Soprattutto quelli che hanno iniziato a lavorare dopo il 1996 e che incasseranno l’intero assegno basato esclusivamente sui contributi versati e non, come oggi, con una fetta derivante ancora dal sistema retributivo, più favorevole. Il problema, appunto, è che negli ultimi anni il Pil non sempre è cresciuto come l’inflazione, in alcuni momenti è andato decisamente peggio: «Tra il 2010 e il 2014 e tra il 2020 e il 2023» spiega Pashaj «il montante contributivo non tiene il passo dell’inflazione e si deprezza in termini reali. Ne consegue che le quote di pensione contributiva avranno una penalizzazione che sarà molto difficile recuperare nel futuro».

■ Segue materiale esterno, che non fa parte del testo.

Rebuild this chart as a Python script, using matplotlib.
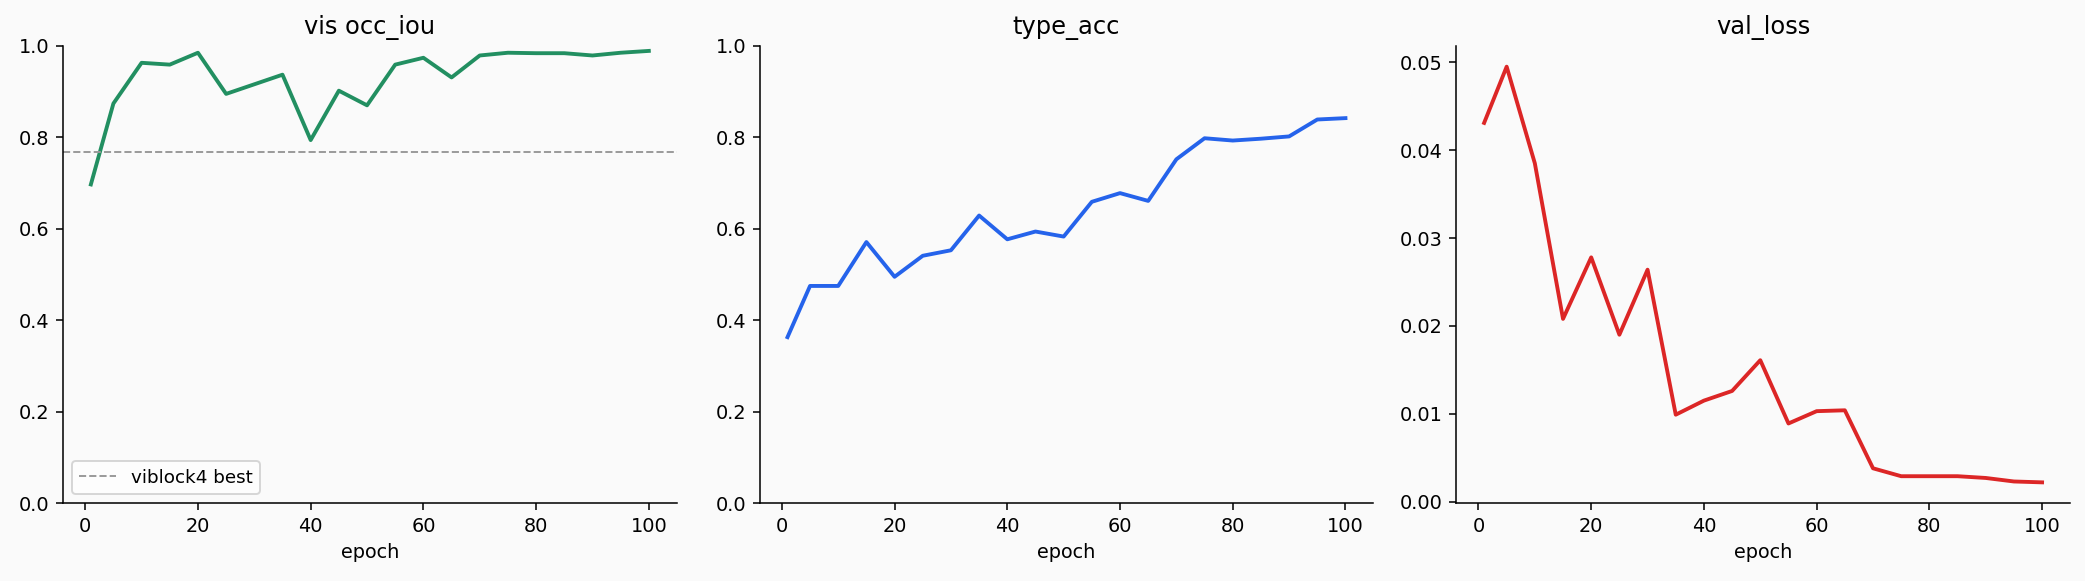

Il presidente di Epheso mostra un grafico chiaro della situazione: chi si è ritirato dal lavoro nel 2010 ha avuto un assegno calcolato su una massa di denaro rivalutata dello 0,8 per cento reale annuo, cioè al netto dell’inflazione. In fondo gli è andata bene. Chi invece andrà in pensione più tardi risentirà da un lato dell’effetto del calo del Pil, dall’altro dell’accelerazione dell’inflazione. Risultato: dal 2023 al 2027 le pensioni verranno calcolate su un montante che ha avuto un rendimento reale negativo, cioè su un valore minore di tutti i soldi accantonati dal lavoratore negli anni di attività. Quindi i lavoratori sono sottoposti a una doppia fregatura: la prima è di vedere i contributi versati nel corso della vita professionale rivalutarsi di poco, se non addirittura svalutarsi. E il secondo è di perdere inesorabilmente potere di acquisto. Il suggerimento di Pashaj per i percettori degli assegni più ricchi è di rinviare di qualche anno l’incasso di una eventuale rendita integrativa per coprire il buco che si creerà in futuro: «Le pensioni di importo elevato devono mantenere un canale di risparmio attivo, anche usufruendo delle prestazioni posticipate di previdenza integrativa, per fare fronte a un eventuale depauperamento delle entrate». Ma di questo problema dovrebbero farsi carico i sindacati: invece di battersi per smettere di lavorare prima, non sarebbe meglio difendere il potere di acquisto delle pensioni?